▶ Written problem: Please write out the lines of the data exactly, beginning with the first and ending with the line containing "-0.4, 0.2, -0.3];"; leave the pictures behind.
** START OF Data section **
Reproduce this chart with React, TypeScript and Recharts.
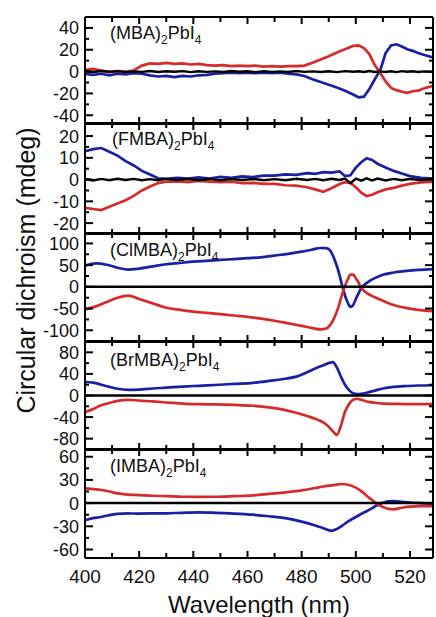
import { Line, LineChart, ReferenceLine, XAxis, YAxis } from "recharts";

const RED = "#d62b2b";
const BLUE = "#1b1fa3";
const FONT = "Arial, 'Liberation Sans', sans-serif";
const WIDTH = 436;

const X_DOMAIN: [number, number] = [400, 528.5];
const X_TICKS = [400, 410, 420, 430, 440, 450, 460, 470, 480, 490, 500, 510, 520];
const X_LABELS = [400, 420, 440, 460, 480, 500, 520];

// (MBA)2PbI4
const MBA_WL = [400, 403, 406, 409, 412, 415, 418, 421, 424, 427, 430, 433, 436, 439, 442, 445, 448, 451, 454, 457, 460, 463, 466, 469, 472, 475, 478, 481, 484, 487, 490, 493, 496, 499, 501, 503, 505, 507, 509, 511, 513, 515, 517, 519, 521, 523, 525, 528.5];
const MBA_RED = [1.5, 2.5, 1, -0.5, 0.5, 0, 1, 5.5, 7.5, 7, 8, 7, 7.5, 6.5, 7, 6, 5.5, 6, 5, 5.5, 5, 5.5, 4.5, 5, 4.5, 5, 5, 5.5, 8, 11, 14, 17.5, 20.5, 23.5, 24, 21.5, 16, 6, -1, -9, -15, -17, -18.5, -19.5, -18, -17.5, -15.5, -13];
const MBA_BLUE = [-2, -3, -2, -3.5, -2, -2.5, -1.5, -2, -3.5, -4.5, -4, -5, -4, -4.5, -3.5, -3, -2, -1.5, -1, -1.5, -1, -1.5, -1, -1.5, -1, -2, -2.5, -4, -7, -9.5, -12, -14.5, -17.5, -21, -23.5, -23, -16, -7, 1, 17, 24, 25, 23, 20.5, 19, 17, 15.5, 13];
const MBA_ZERO = [0.3, -0.4, 0.5, -0.2, 0.4, -0.5, 0.2, -0.3, 0.5, -0.4, 0.3, -0.2, 0.4, -0.5, 0.3, -0.3, 0.2, -0.4, 0.5, -0.2, 0.3, -0.5, 0.4, -0.3, 0.2, -0.4, 0.5, -0.3, 0.2, -0.4, 0.3, -0.5, 0.4, -0.2, 0.3, -0.4, 0.5, -0.3, 0.2, -0.4, 0.3, -0.5, 0.4, -0.2, 0.3, -0.4, 0.2, -0.3];

// (FMBA)2PbI4
const FMBA_WL = [400, 403, 406, 409, 412, 415, 418, 421, 424, 427, 430, 434, 438, 442, 446, 450, 454, 458, 462, 466, 470, 474, 478, 482, 485, 488, 491, 494, 496, 498, 500, 502, 504, 506, 508, 511, 514, 517, 520, 524, 528.5];
const FMBA_BLUE = [13, 14, 14.5, 12.8, 11, 8.5, 6.5, 4, 2.3, 0.6, 0.3, 0.8, 0.5, 1, 0.5, 1.2, 0.8, 1.5, 1.2, 1.8, 1.8, 2.4, 2.2, 3, 2.6, 3.4, 3.2, 3.8, 1.6, 2, 5.5, 8, 9.8, 9, 7.3, 5.6, 4, 2.8, 1.6, 0.8, 0.5];
const FMBA_RED = [-13, -13.5, -14, -12.5, -11, -9.5, -7.5, -5, -3.2, -1.6, -1, -0.8, -1.2, -0.6, -1, -1.2, -1, -1.6, -1.5, -2, -2, -2.6, -2.8, -3.5, -4.5, -5.6, -4, -2, -1.2, -1.5, -3.5, -6, -7.6, -7, -5.8, -4.5, -3.8, -2.8, -2, -1.3, -1];
const FMBA_ZERO = [0.3, -0.4, 0.3, -0.3, 0.4, -0.2, 0.3, -0.3, 0.2, -0.3, 0.3, -0.2, 0.3, -0.3, 0.2, -0.3, 0.3, -0.2, 0.3, -0.3, 0.2, -0.3, 0.4, -0.2, 0.3, -0.3, 0.4, -0.2, 0.5, -1.6, 0.4, -0.5, 0.6, -0.4, 0.5, -0.4, 0.3, -0.3, 0.3, -0.2, 0.2];

// (ClMBA)2PbI4
const CLMBA_WL = [400, 404, 408, 412, 416, 420, 425, 430, 435, 440, 445, 450, 455, 460, 465, 470, 475, 480, 484, 487, 489, 490.5, 492, 493.5, 495, 496, 497, 498, 499, 500, 501, 502, 503, 505, 507, 510, 514, 518, 523, 528.5];
const CLMBA_BLUE = [49, 54, 51, 44, 39.5, 42, 47, 52, 55, 58, 60, 62, 64, 66, 68, 72, 76, 81, 86, 89.5, 89, 84, 65, 38, 2, -20, -36, -46, -42, -28, -15, -3, 4, 13, 20, 28, 33, 36, 39, 41];
const CLMBA_RED = [-52, -45, -35, -25, -20, -28, -38, -48, -53, -57, -60, -63, -66, -69, -73, -78, -84, -90, -95, -98, -96, -88, -72, -48, -16, 2, 17, 28, 28, 20, 10, -2, -9, -18, -24, -32, -42, -48, -53, -56];

// (BrMBA)2PbI4
const BRMBA_WL = [400, 403, 406, 409, 412, 416, 420, 425, 430, 436, 442, 448, 455, 462, 468, 474, 478, 482, 485, 488, 490, 491.5, 493, 494.5, 496, 497.5, 499, 500.5, 502, 504, 507, 510, 514, 518, 523, 528.5];
const BRMBA_BLUE = [25, 24, 20, 16, 12.5, 10.5, 11, 13, 14.5, 16.5, 18, 19.5, 21.5, 23.5, 27, 31, 35, 43, 50, 56, 60, 62, 52, 35, 20, 10, 4, 2.5, 3, 5, 9, 13, 16, 17.5, 18.5, 19];
const BRMBA_RED = [-31, -25, -18, -14, -10, -8, -9.5, -11, -13, -15, -16, -16.5, -17.5, -19, -22, -27, -32, -38, -43, -50, -58, -66, -73, -56, -30, -16, -8, -6, -8, -11, -13.5, -15, -15.5, -16, -16, -16];

// (IMBA)2PbI4
const IMBA_WL = [400, 403, 406, 409, 412, 416, 420, 425, 430, 436, 442, 448, 455, 462, 468, 474, 480, 485, 488, 491, 493, 495, 497.5, 500, 502, 504, 506, 508, 510, 512, 514, 517, 520, 524, 528.5];
const IMBA_RED = [19, 18, 17, 15, 12.5, 11, 10.4, 9.5, 9, 8.2, 8, 8.2, 9, 10, 12, 14, 16.5, 19.5, 21.5, 23, 24, 24.7, 23.5, 20, 15.5, 9.5, 4, -1.5, -5, -7.5, -8, -6, -4.5, -4, -4];
const IMBA_BLUE = [-22, -19.5, -18, -15.5, -14, -13.4, -13.5, -13.4, -13.2, -12.5, -12, -12.5, -13.5, -15, -17, -19.5, -24, -29, -32.5, -36, -33.5, -29, -23, -18, -14, -10.5, -6.5, -2.5, 0.5, 2.2, 2.5, 1.8, 0.8, 0, -1];

interface PanelSpec {
  name: string;
  wl: number[];
  red: number[];
  blue: number[];
  zero?: number[];
  domain: [number, number];
  ticks: number[];
  labels: number[];
  top: number;
  bottom: number;
  labelTop: number;
  labelLeft: number;
}

const PANELS: PanelSpec[] = [
  { name: "MBA", wl: MBA_WL, red: MBA_RED, blue: MBA_BLUE, zero: MBA_ZERO, domain: [-48, 50], ticks: [-40, -30, -20, -10, 0, 10, 20, 30, 40], labels: [-40, -20, 0, 20, 40], top: 17, bottom: 123, labelTop: 26, labelLeft: 110 },
  { name: "FMBA", wl: FMBA_WL, red: FMBA_RED, blue: FMBA_BLUE, zero: FMBA_ZERO, domain: [-25, 26], ticks: [-20, -15, -10, -5, 0, 5, 10, 15, 20], labels: [-20, -10, 0, 10, 20], top: 123, bottom: 233, labelTop: 132, labelLeft: 112 },
  { name: "ClMBA", wl: CLMBA_WL, red: CLMBA_RED, blue: CLMBA_BLUE, domain: [-127, 124], ticks: [-100, -75, -50, -25, 0, 25, 50, 75, 100], labels: [-100, -50, 0, 50, 100], top: 233, bottom: 341, labelTop: 243, labelLeft: 110 },
  { name: "BrMBA", wl: BRMBA_WL, red: BRMBA_RED, blue: BRMBA_BLUE, domain: [-101, 101], ticks: [-80, -60, -40, -20, 0, 20, 40, 60, 80], labels: [-80, -40, 0, 40, 80], top: 341, bottom: 449, labelTop: 353, labelLeft: 110 },
  { name: "IMBA", wl: IMBA_WL, red: IMBA_RED, blue: IMBA_BLUE, domain: [-71, 70], ticks: [-60, -45, -30, -15, 0, 15, 30, 45, 60], labels: [-60, -30, 0, 30, 60], top: 449, bottom: 558, labelTop: 459, labelLeft: 110 },
];

const AXIS_LINE = { stroke: "#000", strokeWidth: 2 };

// recharts hands the tick its label anchor; with tickSize/tickMargin 0 that is the axis line itself
function LeftTick({ x, y, payload, labels }: any) {
  const major = labels.includes(payload.value);
  return (
    <g>
      <line x1={x} x2={x + (major ? 8 : 4)} y1={y} y2={y} stroke="#000" strokeWidth={2} />
      {major && (
        <text x={x - 6} y={y} dy="0.36em" textAnchor="end" fontSize={18} fontFamily={FONT} fill="#111">
          {payload.value}
        </text>
      )}
    </g>
  );
}

function RightTick({ x, y, payload, labels }: any) {
  const major = labels.includes(payload.value);
  return <line x1={x} x2={x - (major ? 8 : 4)} y1={y} y2={y} stroke="#000" strokeWidth={2} />;
}

function BottomTick({ x, y, payload, showLabel }: any) {
  const major = X_LABELS.includes(payload.value);
  return (
    <g>
      <line x1={x} x2={x} y1={y} y2={y - (major ? 7 : 5)} stroke="#000" strokeWidth={2} />
      {showLabel && major && (
        <text x={x} y={y + 25} textAnchor="middle" fontSize={19} fontFamily={FONT} fill="#111">
          {payload.value}
        </text>
      )}
    </g>
  );
}

function TopTick({ x, y, payload }: any) {
  const major = X_LABELS.includes(payload.value);
  return <line x1={x} x2={x} y1={y} y2={y + (major ? 7 : 5)} stroke="#000" strokeWidth={2} />;
}

function Panel({ p, isLast }: { p: PanelSpec; isLast: boolean }) {
  const data = p.wl.map((wl, i) => ({ wl, red: p.red[i], blue: p.blue[i], zero: p.zero ? p.zero[i] : 0 }));
  const bottomH = isLast ? 40 : 1;
  const h = p.bottom - p.top;
  const curve = p.zero ? "linear" : "monotone";
  return (
    <div style={{ position: "absolute", left: 0, top: p.top - 2 }}>
      <LineChart
        width={WIDTH}
        height={h + (isLast ? 2 : 4) + bottomH}
        data={data}
        margin={{ top: 1, right: 0, bottom: isLast ? 0 : 1, left: 0 }}
      >
        <XAxis
          xAxisId="b"
          dataKey="wl"
          type="number"
          domain={X_DOMAIN}
          allowDataOverflow
          ticks={X_TICKS}
          interval={0}
          height={bottomH}
          tickSize={0}
          tickMargin={0}
          tickLine={false}
          axisLine={AXIS_LINE}
          tick={(t: any) => <BottomTick {...t} showLabel={isLast} />}
        />
        <XAxis
          xAxisId="t"
          dataKey="wl"
          orientation="top"
          type="number"
          domain={X_DOMAIN}
          allowDataOverflow
          ticks={X_TICKS}
          interval={0}
          height={1}
          tickSize={0}
          tickMargin={0}
          tickLine={false}
          axisLine={AXIS_LINE}
          tick={(t: any) => <TopTick {...t} />}
        />
        <YAxis
          yAxisId="l"
          type="number"
          domain={p.domain}
          allowDataOverflow
          ticks={p.ticks}
          interval={0}
          width={85}
          tickSize={0}
          tickMargin={0}
          tickLine={false}
          axisLine={AXIS_LINE}
          tick={(t: any) => <LeftTick {...t} labels={p.labels} />}
        />
        <YAxis
          yAxisId="r"
          orientation="right"
          type="number"
          domain={p.domain}
          allowDataOverflow
          ticks={p.ticks}
          interval={0}
          width={3}
          tickSize={0}
          tickMargin={0}
          tickLine={false}
          axisLine={AXIS_LINE}
          tick={(t: any) => <RightTick {...t} labels={p.labels} />}
        />
        {/* invisible series so the top / right frame axes get their ticks */}
        <Line xAxisId="t" yAxisId="r" type="linear" dataKey="zero" stroke="none" strokeWidth={0} dot={false} isAnimationActive={false} />
        <Line xAxisId="b" yAxisId="l" type={curve} dataKey="blue" stroke={BLUE} strokeWidth={2.7} dot={false} isAnimationActive={false} />
        <Line xAxisId="b" yAxisId="l" type={curve} dataKey="red" stroke={RED} strokeWidth={2.7} dot={false} isAnimationActive={false} />
        {p.zero ? (
          <Line xAxisId="b" yAxisId="l" type="linear" dataKey="zero" stroke="#000" strokeWidth={2.4} dot={false} isAnimationActive={false} />
        ) : (
          <ReferenceLine xAxisId="b" yAxisId="l" y={0} stroke="#000" strokeWidth={2.5} />
        )}
      </LineChart>
      <div
        style={{
          position: "absolute",
          left: p.labelLeft,
          top: p.labelTop - p.top + 2 - 2.3,
          fontFamily: FONT,
          fontSize: 18,
          lineHeight: "18px",
          color: "#111",
          whiteSpace: "nowrap",
        }}
      >
        ({p.name})
        <span style={{ fontSize: 12, position: "relative", top: 5 }}>2</span>
        PbI
        <span style={{ fontSize: 12, position: "relative", top: 5 }}>4</span>
      </div>
    </div>
  );
}

export default function App() {
  return (
    <div style={{ position: "absolute", left: 0, top: 0, width: WIDTH, height: 617, background: "#fff" }}>
      {PANELS.map((p, i) => (
        <Panel key={p.name} p={p} isLast={i === PANELS.length - 1} />
      ))}
      <div
        style={{
          position: "absolute",
          left: -174,
          top: 258,
          width: 400,
          height: 25,
          lineHeight: "25px",
          fontSize: 25,
          fontFamily: FONT,
          color: "#111",
          textAlign: "center",
          transform: "rotate(-90deg)",
          whiteSpace: "nowrap",
        }}
      >
        Circular dichroism (mdeg)
      </div>
      <div
        style={{
          position: "absolute",
          left: 85,
          top: 593,
          width: 348,
          lineHeight: "24px",
          fontSize: 24,
          fontFamily: FONT,
          color: "#111",
          textAlign: "center",
          whiteSpace: "nowrap",
        }}
      >
        Wavelength (nm)
      </div>
    </div>
  );
}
** END OF Data section **
▶ Reply:
Reproduce this chart with React, TypeScript and Recharts.
import { Line, LineChart, ReferenceLine, XAxis, YAxis } from "recharts";

const RED = "#d62b2b";
const BLUE = "#1b1fa3";
const FONT = "Arial, 'Liberation Sans', sans-serif";
const WIDTH = 436;

const X_DOMAIN: [number, number] = [400, 528.5];
const X_TICKS = [400, 410, 420, 430, 440, 450, 460, 470, 480, 490, 500, 510, 520];
const X_LABELS = [400, 420, 440, 460, 480, 500, 520];

// (MBA)2PbI4
const MBA_WL = [400, 403, 406, 409, 412, 415, 418, 421, 424, 427, 430, 433, 436, 439, 442, 445, 448, 451, 454, 457, 460, 463, 466, 469, 472, 475, 478, 481, 484, 487, 490, 493, 496, 499, 501, 503, 505, 507, 509, 511, 513, 515, 517, 519, 521, 523, 525, 528.5];
const MBA_RED = [1.5, 2.5, 1, -0.5, 0.5, 0, 1, 5.5, 7.5, 7, 8, 7, 7.5, 6.5, 7, 6, 5.5, 6, 5, 5.5, 5, 5.5, 4.5, 5, 4.5, 5, 5, 5.5, 8, 11, 14, 17.5, 20.5, 23.5, 24, 21.5, 16, 6, -1, -9, -15, -17, -18.5, -19.5, -18, -17.5, -15.5, -13];
const MBA_BLUE = [-2, -3, -2, -3.5, -2, -2.5, -1.5, -2, -3.5, -4.5, -4, -5, -4, -4.5, -3.5, -3, -2, -1.5, -1, -1.5, -1, -1.5, -1, -1.5, -1, -2, -2.5, -4, -7, -9.5, -12, -14.5, -17.5, -21, -23.5, -23, -16, -7, 1, 17, 24, 25, 23, 20.5, 19, 17, 15.5, 13];
const MBA_ZERO = [0.3, -0.4, 0.5, -0.2, 0.4, -0.5, 0.2, -0.3, 0.5, -0.4, 0.3, -0.2, 0.4, -0.5, 0.3, -0.3, 0.2, -0.4, 0.5, -0.2, 0.3, -0.5, 0.4, -0.3, 0.2, -0.4, 0.5, -0.3, 0.2, -0.4, 0.3, -0.5, 0.4, -0.2, 0.3, -0.4, 0.5, -0.3, 0.2, -0.4, 0.3, -0.5, 0.4, -0.2, 0.3, -0.4, 0.2, -0.3];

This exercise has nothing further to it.